> _Data extract_
- - - -

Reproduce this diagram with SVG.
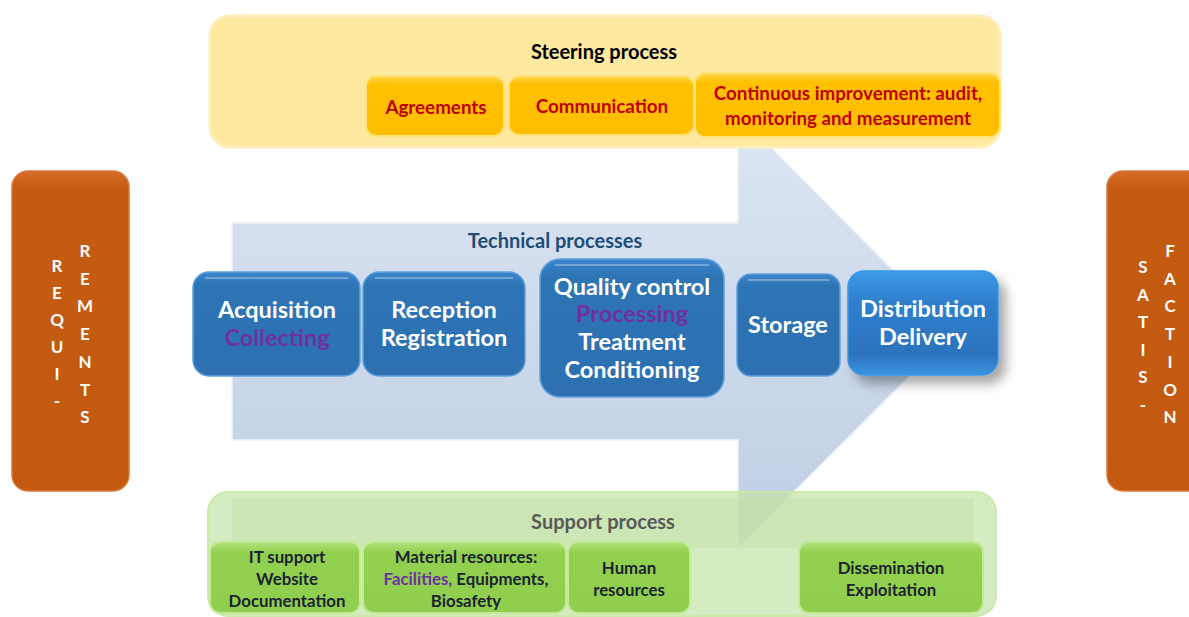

- - - -

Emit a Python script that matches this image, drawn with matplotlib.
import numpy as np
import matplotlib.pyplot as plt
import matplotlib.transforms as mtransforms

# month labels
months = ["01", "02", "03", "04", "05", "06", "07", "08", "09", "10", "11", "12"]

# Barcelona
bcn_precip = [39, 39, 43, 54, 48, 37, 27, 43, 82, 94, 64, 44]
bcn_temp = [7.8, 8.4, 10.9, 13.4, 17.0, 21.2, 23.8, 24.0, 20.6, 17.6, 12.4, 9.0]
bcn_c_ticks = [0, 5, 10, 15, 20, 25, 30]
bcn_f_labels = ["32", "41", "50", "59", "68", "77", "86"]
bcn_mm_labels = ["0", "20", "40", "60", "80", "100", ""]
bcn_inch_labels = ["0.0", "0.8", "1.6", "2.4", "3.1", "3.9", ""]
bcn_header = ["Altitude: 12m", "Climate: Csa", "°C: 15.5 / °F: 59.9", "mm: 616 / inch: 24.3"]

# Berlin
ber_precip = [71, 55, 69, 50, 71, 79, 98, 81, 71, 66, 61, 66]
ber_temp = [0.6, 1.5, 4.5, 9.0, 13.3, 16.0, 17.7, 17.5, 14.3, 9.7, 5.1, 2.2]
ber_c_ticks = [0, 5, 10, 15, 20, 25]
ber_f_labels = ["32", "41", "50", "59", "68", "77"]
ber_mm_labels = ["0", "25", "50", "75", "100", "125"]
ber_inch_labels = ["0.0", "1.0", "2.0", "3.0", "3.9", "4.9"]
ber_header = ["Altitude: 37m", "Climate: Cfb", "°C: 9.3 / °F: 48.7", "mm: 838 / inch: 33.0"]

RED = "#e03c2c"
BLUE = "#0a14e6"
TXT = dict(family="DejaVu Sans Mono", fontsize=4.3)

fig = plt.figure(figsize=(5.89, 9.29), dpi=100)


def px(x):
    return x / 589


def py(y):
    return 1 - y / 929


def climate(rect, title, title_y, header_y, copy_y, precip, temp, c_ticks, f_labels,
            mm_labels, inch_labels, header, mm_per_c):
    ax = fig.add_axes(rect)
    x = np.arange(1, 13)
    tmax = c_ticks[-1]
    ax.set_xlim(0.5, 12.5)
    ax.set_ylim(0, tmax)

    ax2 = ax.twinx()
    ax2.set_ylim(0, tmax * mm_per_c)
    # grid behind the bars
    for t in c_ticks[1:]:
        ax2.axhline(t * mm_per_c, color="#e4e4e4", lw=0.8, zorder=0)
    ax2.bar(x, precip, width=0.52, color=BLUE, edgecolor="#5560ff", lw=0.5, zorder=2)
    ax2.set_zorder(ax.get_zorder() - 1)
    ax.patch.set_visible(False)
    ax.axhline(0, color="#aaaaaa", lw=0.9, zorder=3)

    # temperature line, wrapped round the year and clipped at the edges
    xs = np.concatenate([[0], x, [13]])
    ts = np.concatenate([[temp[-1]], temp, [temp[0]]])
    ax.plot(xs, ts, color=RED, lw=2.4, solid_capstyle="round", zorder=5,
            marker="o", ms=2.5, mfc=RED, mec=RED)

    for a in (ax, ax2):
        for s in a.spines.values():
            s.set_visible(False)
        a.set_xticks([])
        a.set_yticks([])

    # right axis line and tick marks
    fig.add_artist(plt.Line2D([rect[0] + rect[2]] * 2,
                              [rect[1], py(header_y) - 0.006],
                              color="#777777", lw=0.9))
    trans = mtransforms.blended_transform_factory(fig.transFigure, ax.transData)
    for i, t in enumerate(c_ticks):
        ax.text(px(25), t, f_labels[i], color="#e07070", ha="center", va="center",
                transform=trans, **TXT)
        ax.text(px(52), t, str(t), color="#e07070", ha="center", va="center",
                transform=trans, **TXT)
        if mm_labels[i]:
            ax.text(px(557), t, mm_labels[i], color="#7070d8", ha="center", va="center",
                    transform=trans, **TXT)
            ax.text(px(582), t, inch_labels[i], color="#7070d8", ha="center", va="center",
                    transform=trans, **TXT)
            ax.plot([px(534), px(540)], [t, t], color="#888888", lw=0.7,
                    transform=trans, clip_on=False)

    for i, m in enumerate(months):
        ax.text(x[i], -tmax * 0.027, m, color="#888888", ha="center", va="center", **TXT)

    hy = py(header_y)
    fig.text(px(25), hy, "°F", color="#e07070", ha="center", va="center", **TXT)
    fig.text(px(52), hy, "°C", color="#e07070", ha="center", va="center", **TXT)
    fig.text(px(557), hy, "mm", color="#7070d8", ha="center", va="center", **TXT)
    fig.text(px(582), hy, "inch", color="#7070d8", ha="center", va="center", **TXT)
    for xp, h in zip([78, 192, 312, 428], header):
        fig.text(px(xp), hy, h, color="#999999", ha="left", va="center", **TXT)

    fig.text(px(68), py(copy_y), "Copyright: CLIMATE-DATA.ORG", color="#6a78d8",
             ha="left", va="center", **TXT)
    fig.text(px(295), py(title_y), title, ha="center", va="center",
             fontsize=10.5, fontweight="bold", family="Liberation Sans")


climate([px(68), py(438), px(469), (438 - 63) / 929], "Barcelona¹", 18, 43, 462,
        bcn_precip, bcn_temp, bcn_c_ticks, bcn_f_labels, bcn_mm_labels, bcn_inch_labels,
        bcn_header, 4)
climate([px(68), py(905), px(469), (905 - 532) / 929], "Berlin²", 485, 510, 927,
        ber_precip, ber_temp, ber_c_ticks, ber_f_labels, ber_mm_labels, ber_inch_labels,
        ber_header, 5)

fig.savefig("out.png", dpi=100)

- - - -

> _Written instruction_
Beginning with the line containing "Emit a Python" and ending with the line containing "ax.set_ylim(0, tmax)", extract those lines exactly from the listing above, and only those.

> _Reply to the exercise_
Emit a Python script that matches this image, drawn with matplotlib.
import numpy as np
import matplotlib.pyplot as plt
import matplotlib.transforms as mtransforms

# month labels
months = ["01", "02", "03", "04", "05", "06", "07", "08", "09", "10", "11", "12"]

# Barcelona
bcn_precip = [39, 39, 43, 54, 48, 37, 27, 43, 82, 94, 64, 44]
bcn_temp = [7.8, 8.4, 10.9, 13.4, 17.0, 21.2, 23.8, 24.0, 20.6, 17.6, 12.4, 9.0]
bcn_c_ticks = [0, 5, 10, 15, 20, 25, 30]
bcn_f_labels = ["32", "41", "50", "59", "68", "77", "86"]
bcn_mm_labels = ["0", "20", "40", "60", "80", "100", ""]
bcn_inch_labels = ["0.0", "0.8", "1.6", "2.4", "3.1", "3.9", ""]
bcn_header = ["Altitude: 12m", "Climate: Csa", "°C: 15.5 / °F: 59.9", "mm: 616 / inch: 24.3"]

# Berlin
ber_precip = [71, 55, 69, 50, 71, 79, 98, 81, 71, 66, 61, 66]
ber_temp = [0.6, 1.5, 4.5, 9.0, 13.3, 16.0, 17.7, 17.5, 14.3, 9.7, 5.1, 2.2]
ber_c_ticks = [0, 5, 10, 15, 20, 25]
ber_f_labels = ["32", "41", "50", "59", "68", "77"]
ber_mm_labels = ["0", "25", "50", "75", "100", "125"]
ber_inch_labels = ["0.0", "1.0", "2.0", "3.0", "3.9", "4.9"]
ber_header = ["Altitude: 37m", "Climate: Cfb", "°C: 9.3 / °F: 48.7", "mm: 838 / inch: 33.0"]

RED = "#e03c2c"
BLUE = "#0a14e6"
TXT = dict(family="DejaVu Sans Mono", fontsize=4.3)

fig = plt.figure(figsize=(5.89, 9.29), dpi=100)


def px(x):
    return x / 589


def py(y):
    return 1 - y / 929


def climate(rect, title, title_y, header_y, copy_y, precip, temp, c_ticks, f_labels,
            mm_labels, inch_labels, header, mm_per_c):
    ax = fig.add_axes(rect)
    x = np.arange(1, 13)
    tmax = c_ticks[-1]
    ax.set_xlim(0.5, 12.5)
    ax.set_ylim(0, tmax)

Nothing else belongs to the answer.